The imaginative poem of Oscar Wilde, founded on Biblical history and European legend, unfolded itself though the magic spell of the masterly score created thirty years ago by the man who is today the most famous of living composers. What amazed and confounded hearers in 1907 had utterly disappeared in a performance marked by a discretion which created the suspicion that there had been an earnest endeavor to suppress some of the true characteristics of the work.
The realism of the fondling of the severed head which hurt so many tender hearts in the original production was abolished. The head itself was wrapped in gauze draperies and was practically invisible. There was little caressing of it and only one short kiss. The dance of the seven veils was made reprehensible at the first "Salome" by the physical writhings of the dancer who "doubled" for Mme. Fremstad. The disrobing as frankly done by Mary Garden was observed calmly by most spectators. In these days of undressed ballet it would not raise even a single eyebrow.
There was excellence of stage mounting, of costume (with exceptions), of lighting, of stage movement. Of pointed projection of the sensual elements forming the basis of the drama's emotional conflict there was little. A carefully drawn outline was presented; the lights were generally clear, though not glaring, and the shadows were subdued. What stood forth in unquenchable splendor was the score of Strauss, instantly recognizable as great music of the theater and perfectly planned for the dramatic purpose.
The story of the musical structure of the opera have been sufficiently examined in this place. All that remains to be reported now is the present effect and estimate of the music drama and the manner of its revival. There has been much emphasis laid on the storm aroused by the production of 1907, the banishment of the work from the Metropolitan and its rehabilitation. Altogether too little has been said about the fact that's Salome was placed before New York for the second time on January 28, 1909 at the Manhattan Opera House by Oscar Hammerstein and as late as February 4, 1922 by the Chicago Opera Company at the same theater.
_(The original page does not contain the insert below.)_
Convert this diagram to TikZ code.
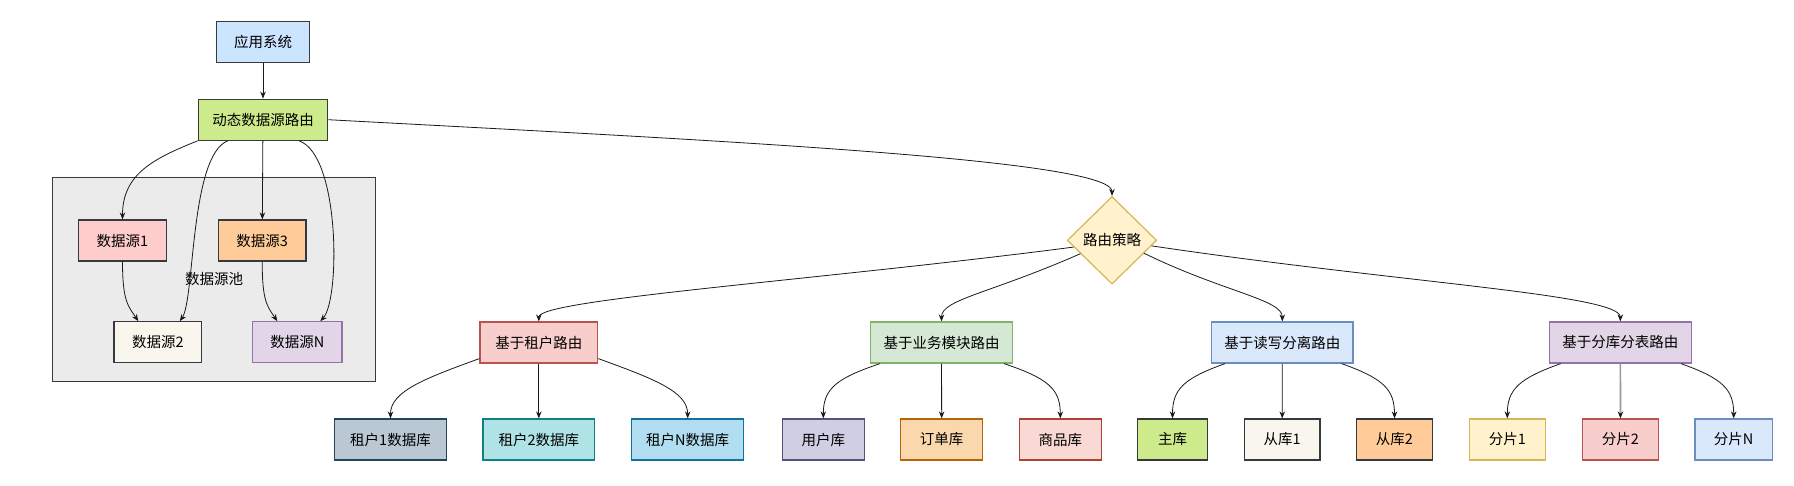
\documentclass[tikz,border=0pt]{standalone}
\usepackage{fontspec}
\setmainfont{Noto Sans CJK SC}
\usetikzlibrary{shapes.geometric,arrows.meta}
\definecolor{dark}{HTML}{36393D}
\definecolor{linkc}{HTML}{1A1A1A}
\definecolor{appfill}{HTML}{CCE5FF}
\definecolor{limefill}{HTML}{CDEB8B}
\definecolor{rosefill}{HTML}{FFCCCC}
\definecolor{peachfill}{HTML}{FFCC99}
\definecolor{creamfill}{HTML}{F9F7ED}
\definecolor{poolfill}{HTML}{EBEBEB}
\definecolor{lilacfill}{HTML}{E1D5E7}
\definecolor{lilacline}{HTML}{9673A6}
\definecolor{yelfill}{HTML}{FFF2CC}
\definecolor{yelline}{HTML}{D6B656}
\definecolor{redfill}{HTML}{F8CECC}
\definecolor{redline}{HTML}{B85450}
\definecolor{greenfill}{HTML}{D5E8D4}
\definecolor{greenline}{HTML}{82B366}
\definecolor{bluefill}{HTML}{DAE8FC}
\definecolor{blueline}{HTML}{6C8EBF}
\definecolor{slatefill}{HTML}{BAC8D3}
\definecolor{slateline}{HTML}{23445D}
\definecolor{tealfill}{HTML}{B0E3E6}
\definecolor{tealline}{HTML}{0E8088}
\definecolor{skyfill}{HTML}{B1DDF0}
\definecolor{skyline}{HTML}{10739E}
\definecolor{violetfill}{HTML}{D0CEE2}
\definecolor{violetline}{HTML}{56517E}
\definecolor{orangefill}{HTML}{FAD7AC}
\definecolor{orangeline}{HTML}{B46504}
\definecolor{salmonfill}{HTML}{FAD9D5}
\definecolor{salmonline}{HTML}{AE4132}
\definecolor{grayline}{HTML}{999999}

\begin{document}
\begin{tikzpicture}[x=1pt, y=-1pt,
    every node/.style = {font=\fontsize{14.5}{17}\selectfont, text=black},
    blk/.style 2 args = {rectangle, draw=#1, fill=#2, line width=1.2pt,
                         minimum height=41pt, inner sep=0pt},
    link/.style = {draw=linkc, line width=0.8pt, -{Stealth[length=7pt,width=5.5pt,color=linkc]}}]
  \fill[white] (0,0) rectangle (1794,485);
  \useasboundingbox (0,0) rectangle (1794,485);

  \draw[draw=dark, fill=poolfill, line width=1.2pt] (52.7,177.7) rectangle (375.7,381.7);
  \node (poollabel) at (214,279) {数据源池};

  \node[blk={dark}{appfill}, minimum width=92.6pt] (app) at (263,42) {应用系统};
  \node[blk={dark}{limefill}, minimum width=129.4pt] (dyn) at (263,119.7) {动态数据源路由};
  \node[blk={dark}{rosefill}, minimum width=87.6pt] (ds1) at (122.5,240.5) {数据源1};
  \node[blk={dark}{peachfill}, minimum width=87.7pt] (ds3) at (262.2,240.5) {数据源3};
  \node[blk={dark}{creamfill}, minimum width=87.7pt] (ds2) at (157.8,342.3) {数据源2};
  \node[blk={lilacline}{lilacfill}, minimum width=89.3pt] (dsN) at (297.3,342.3) {数据源N};

  \node[diamond, draw=yelline, fill=yelfill, line width=1.2pt, inner sep=0pt,
        minimum width=89.4pt, minimum height=87.6pt] (strat) at (1112,240.3) {路由策略};

  \node[blk={redline}{redfill}, minimum width=117.7pt] (tenant) at (538.8,342.5) {基于租户路由};
  \node[blk={greenline}{greenfill}, minimum width=141.6pt] (biz) at (941.5,342.5) {基于业务模块路由};
  \node[blk={blueline}{bluefill}, minimum width=141.3pt] (rw) at (1282.3,342.5) {基于读写分离路由};
  \node[blk={lilacline}{lilacfill}, minimum width=142pt] (shard) at (1620.3,342.5) {基于分库分表路由};

  \node[blk={slateline}{slatefill}, minimum width=111.6pt] (t1) at (390.5,439.5) {租户1数据库};
  \node[blk={tealline}{tealfill}, minimum width=111.7pt] (t2) at (538.8,439.5) {租户2数据库};
  \node[blk={skyline}{skyfill}, minimum width=112pt] (tN) at (687.7,439.5) {租户N数据库};
  \node[blk={violetline}{violetfill}, minimum width=82pt] (user) at (823.3,439.5) {用户库};
  \node[blk={orangeline}{orangefill}, minimum width=82pt] (order) at (941.7,439.5) {订单库};
  \node[blk={salmonline}{salmonfill}, minimum width=82pt] (prod) at (1060.3,439.5) {商品库};
  \node[blk={dark}{limefill}, minimum width=69.7pt] (master) at (1172.5,439.5) {主库};
  \node[blk={dark}{creamfill}, minimum width=75.7pt] (s1) at (1282.2,439.5) {从库1};
  \node[blk={dark}{peachfill}, minimum width=75.7pt] (s2) at (1394.5,439.5) {从库2};
  \node[blk={yelline}{yelfill}, minimum width=76pt] (p1) at (1507.3,439.5) {分片1};
  \node[blk={redline}{redfill}, minimum width=75.6pt] (p2) at (1620.5,439.5) {分片2};
  \node[blk={blueline}{bluefill}, minimum width=77.3pt] (pN) at (1733.7,439.5) {分片N};

  \draw[link] (app) -- (dyn);
  \draw[link] (dyn.south west) .. controls +(-45,18) and +(0,-45) .. (ds1.north);
  \draw[link] ([xshift=-35pt]dyn.south) .. controls +(-38,14) and +(15,-22) .. ([xshift=22pt]ds2.north);
  \draw[link] (dyn) -- (ds3);
  \draw[link] ([xshift=36pt]dyn.south) .. controls +(41,14) and +(20,-22) .. ([xshift=23pt]dsN.north);
  \draw[link] (ds1.south) .. controls +(0,40) and +(-10,-15) .. ([xshift=-19.5pt]ds2.north);
  \draw[link] (ds3.south) .. controls +(0,40) and +(-10,-15) .. ([xshift=-20pt]dsN.north);

  \draw[link] (dyn.east) .. controls +(372,20) and +(0,-37) .. (strat.north);
  \draw[link] (strat.190) .. controls +(-254,33) and +(0,-22) .. (tenant.north);
  \draw[link] (strat.203) .. controls +(-91,40) and +(0,-22) .. (biz.north);
  \draw[link] (strat.338) .. controls +(80,39) and +(0,-22) .. (rw.north);
  \draw[link] (strat.352) .. controls +(249,37) and +(0,-27) .. (shard.north);

  \draw[link] ([yshift=5pt]tenant.south west) .. controls +(-55,20) and +(0,-27) .. (t1.north);
  \draw[link] (tenant) -- (t2);
  \draw[link] ([yshift=5pt]tenant.south east) .. controls +(55,20) and +(0,-27) .. (tN.north);
  \draw[link] ([xshift=10pt]biz.south west) .. controls +(-45,15) and +(0,-29) .. (user.north);
  \draw[link] (biz) -- (order);
  \draw[link] ([xshift=-9pt]biz.south east) .. controls +(45,15) and +(0,-29) .. (prod.north);
  \draw[link] ([xshift=14pt]rw.south west) .. controls +(-42,15) and +(0,-29) .. (master.north);
  \draw[link] (rw) -- (s1);
  \draw[link] ([xshift=-12pt]rw.south east) .. controls +(42,15) and +(0,-29) .. (s2.north);
  \draw[link] ([xshift=12pt]shard.south west) .. controls +(-42,15) and +(0,-29) .. (p1.north);
  \draw[link, draw=grayline, line width=1.7pt] (shard) -- (p2);
  \draw[link] ([xshift=-11pt]shard.south east) .. controls +(42,15) and +(0,-29) .. (pN.north);
\end{tikzpicture}
\end{document}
In both productions which had several repetitions the Salome was Mary Garden who gave an inimitable and irresistibly seductive impersonation. At the first representation she stripped the seven veils from her beauty without much reservation. There was no public protest at that time. When the work was brought forward in 1922 the first performance was for the benefit of sufferers in devastated France and was under the sponsorship of Miss Anne Morgan, who had been erroneously accused of causing the historic withdrawal from the Metropolitan.
Since no one was shocked (except one or too newspaper reviewers) when "Salome" was given in 1909 and again in 1922, there was no reason except that of publicity agitators to expect horror or indignation Saturday evening. People who had been excited by the tales of dreadful things to come must have gone home grievously disappointed. The undisguised tremblings of the management must have been provoked by imaginary alarm.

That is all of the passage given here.